The written record we have makes it clear. Our life experiences confirm it in every instance. We are swept from God’s way at any given point from one of two streams of thinking. We either are bewitched into idolatry by our desires or we are escorted into legalism by our pride.

I realize sins themselves can be categorized into sins of the flesh or of the spirit, but I refer to where these sins come from. Whether idolatry or legalism, sins of the flesh and of the spirit easily emerge. Before this discussion becomes academic exercise for Christian readers, I, too, want to add that the subject is not any more geared to unbelievers than it is to believers. In that the flesh remains, idolatry and legalism find fertile ground to thrive in any of us. (Since I have swan in the putrid waters of idolatry and of legalism, as well as committed a wide variety of sins of the flesh and of the spirit, I find myself unusually qualified to speak).

If you think about it, you find the story of the Old Testament as it traces Israel from its infancy to the threshold of its Messiah tells this very thing. For centuries Israel fell into idolatry at every turn. Whether she ran after the false gods of Canaan, or wanted a king over the King of Kings, she was never far from idolatry till she watched herself ruined and carried away into the Babylonian Captivity.

After she endured that painful captivity she shook off idolatry once and for all, but replaced it with a more subtle type of sin—legalism. The key difference in the two is that when you fall into idolatry you tend to know it. You and the Lord are not on good terms and it is as obvious to you as anyone. On the other hand, when you are drowning in legalism, you  are usually the last to know it. You and the Lord are still not on good terms, but you are convinced He sits on the throne giving you regular rounds of applause.

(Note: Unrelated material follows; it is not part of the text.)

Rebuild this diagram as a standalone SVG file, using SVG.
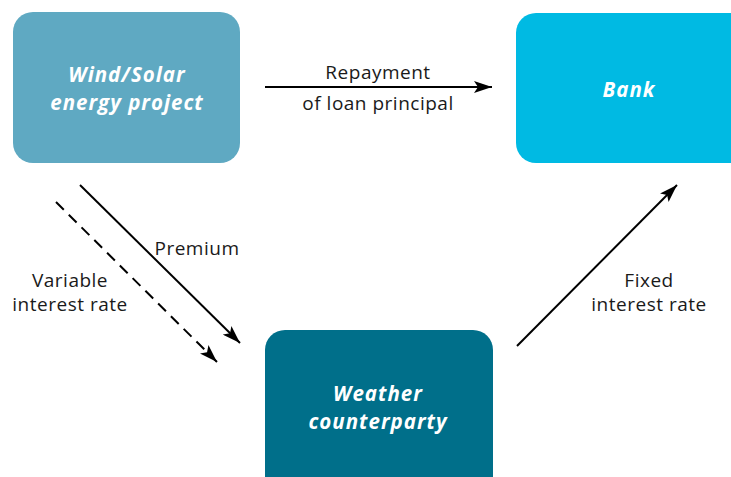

To understand sin, you must begin with God. It is not only that sin is an affront to God, but that every sin is personally against Him. Every sin we commit is then connected to Him in the sense that it springs from what we think about Him. That thought horrifies me as much as anyone, but it is true.

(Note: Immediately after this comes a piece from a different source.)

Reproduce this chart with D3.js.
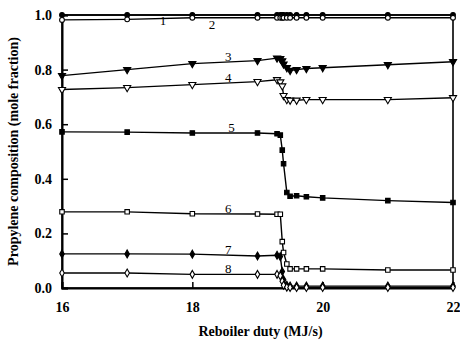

In idolatry I want something other than Him. Any one of a thousand things will do; it just can’t be Him. I want to distance myself from Him, from His way cramping my style. Like the idol of stone, the quieter the better. I will be God for a while.

In legalism, I don’t necessarily want Him because I am so sure I already have Him. I get to thinking I have earned God and that blinds me in the ugliest ways. I make myself pleasing to Him and that builds up a reserve that covers an indiscretion here and there, even if that indiscretion is actually horrendous. In a way not so obvious, I will be God for a while.

I am sure the Pharisee of Jesus’ day was embarrassed by the idolatry of his fathers while he lived in his legalism. Well, it was embarrassing. Still, there were plenty of Pharisees in the crowd ready to stone the woman taken in adultery when Jesus stopped it.

The point is not that legalism is that much worse than idolatry. When Israel was in idolatry, however, she did bring reproach on His Name; and when she was in legalism, she nailed Him to a cross. Still, both are bad and I do no favors to attack one at the expense of the other.

That is, though, the heart of the problem. We are usually blind to one or the other. If I am in idolatry, I can spot the ugly pride inherent in legalism a mile away. If I am in legalism, I can find the reprobates all around me so easily. The issue becomes which road temptation will travel to get to me. As you can see, it will either be the road of idolatry or of legalism, and it will depend on what I think of the Lord at the time. Looking down one road or the other, temptation will sneak up on me from the other direction. I guess that explains how I have been blindsided so many times!